Written request:
Quote the whole listing word for word. Do not include the pictures.

>> Start Data

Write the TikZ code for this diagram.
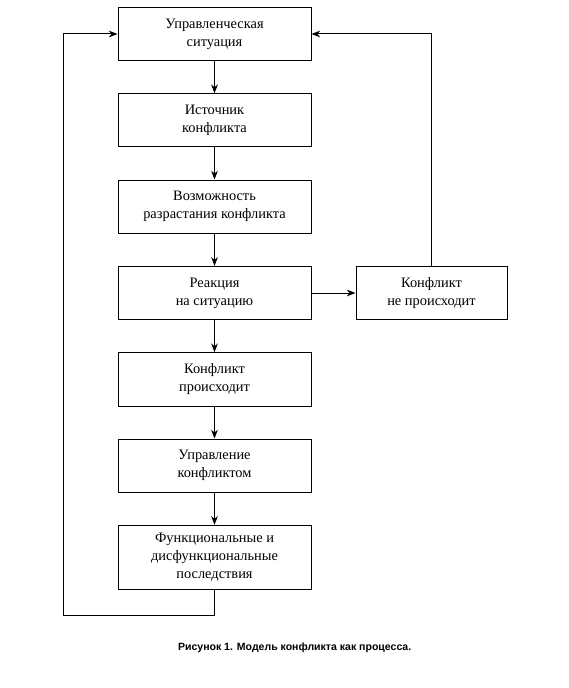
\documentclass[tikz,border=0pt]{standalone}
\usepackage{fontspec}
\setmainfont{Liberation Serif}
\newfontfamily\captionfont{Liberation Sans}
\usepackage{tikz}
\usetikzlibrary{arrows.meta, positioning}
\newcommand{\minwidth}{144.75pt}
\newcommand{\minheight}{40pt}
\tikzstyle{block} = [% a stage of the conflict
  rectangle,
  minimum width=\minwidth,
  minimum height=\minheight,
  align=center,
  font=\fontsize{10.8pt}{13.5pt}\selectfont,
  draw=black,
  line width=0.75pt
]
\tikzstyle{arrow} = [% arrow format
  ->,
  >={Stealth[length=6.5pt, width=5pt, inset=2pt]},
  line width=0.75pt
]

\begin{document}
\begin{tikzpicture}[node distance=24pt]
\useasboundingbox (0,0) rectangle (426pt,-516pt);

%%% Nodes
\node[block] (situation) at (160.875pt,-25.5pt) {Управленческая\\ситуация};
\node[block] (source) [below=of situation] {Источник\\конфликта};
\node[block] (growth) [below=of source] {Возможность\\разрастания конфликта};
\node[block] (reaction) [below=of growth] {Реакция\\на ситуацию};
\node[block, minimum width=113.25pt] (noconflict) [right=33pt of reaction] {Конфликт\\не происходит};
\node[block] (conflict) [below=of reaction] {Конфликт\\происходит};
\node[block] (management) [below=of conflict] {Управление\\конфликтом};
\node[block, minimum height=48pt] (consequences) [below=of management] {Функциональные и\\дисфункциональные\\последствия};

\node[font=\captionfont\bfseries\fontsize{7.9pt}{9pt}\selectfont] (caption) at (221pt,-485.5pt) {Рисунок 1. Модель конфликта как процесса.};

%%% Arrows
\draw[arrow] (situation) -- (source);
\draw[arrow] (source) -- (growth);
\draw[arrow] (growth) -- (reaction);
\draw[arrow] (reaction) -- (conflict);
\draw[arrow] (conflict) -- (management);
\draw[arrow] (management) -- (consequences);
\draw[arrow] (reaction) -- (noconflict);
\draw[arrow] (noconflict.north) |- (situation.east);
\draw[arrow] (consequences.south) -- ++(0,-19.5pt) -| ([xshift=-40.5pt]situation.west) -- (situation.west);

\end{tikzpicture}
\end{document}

>> End Data

Expected output:
Write the TikZ code for this diagram.
\documentclass[tikz,border=0pt]{standalone}
\usepackage{fontspec}
\setmainfont{Liberation Serif}
\newfontfamily\captionfont{Liberation Sans}
\usepackage{tikz}
\usetikzlibrary{arrows.meta, positioning}
\newcommand{\minwidth}{144.75pt}
\newcommand{\minheight}{40pt}
\tikzstyle{block} = [% a stage of the conflict
  rectangle,
  minimum width=\minwidth,
  minimum height=\minheight,
  align=center,
  font=\fontsize{10.8pt}{13.5pt}\selectfont,
  draw=black,
  line width=0.75pt
]
\tikzstyle{arrow} = [% arrow format
  ->,
  >={Stealth[length=6.5pt, width=5pt, inset=2pt]},
  line width=0.75pt
]

\begin{document}
\begin{tikzpicture}[node distance=24pt]
\useasboundingbox (0,0) rectangle (426pt,-516pt);

%%% Nodes
\node[block] (situation) at (160.875pt,-25.5pt) {Управленческая\\ситуация};
\node[block] (source) [below=of situation] {Источник\\конфликта};
\node[block] (growth) [below=of source] {Возможность\\разрастания конфликта};
\node[block] (reaction) [below=of growth] {Реакция\\на ситуацию};
\node[block, minimum width=113.25pt] (noconflict) [right=33pt of reaction] {Конфликт\\не происходит};
\node[block] (conflict) [below=of reaction] {Конфликт\\происходит};
\node[block] (management) [below=of conflict] {Управление\\конфликтом};
\node[block, minimum height=48pt] (consequences) [below=of management] {Функциональные и\\дисфункциональные\\последствия};

\node[font=\captionfont\bfseries\fontsize{7.9pt}{9pt}\selectfont] (caption) at (221pt,-485.5pt) {Рисунок 1. Модель конфликта как процесса.};

%%% Arrows
\draw[arrow] (situation) -- (source);
\draw[arrow] (source) -- (growth);
\draw[arrow] (growth) -- (reaction);
\draw[arrow] (reaction) -- (conflict);
\draw[arrow] (conflict) -- (management);
\draw[arrow] (management) -- (consequences);
\draw[arrow] (reaction) -- (noconflict);
\draw[arrow] (noconflict.north) |- (situation.east);
\draw[arrow] (consequences.south) -- ++(0,-19.5pt) -| ([xshift=-40.5pt]situation.west) -- (situation.west);

\end{tikzpicture}
\end{document}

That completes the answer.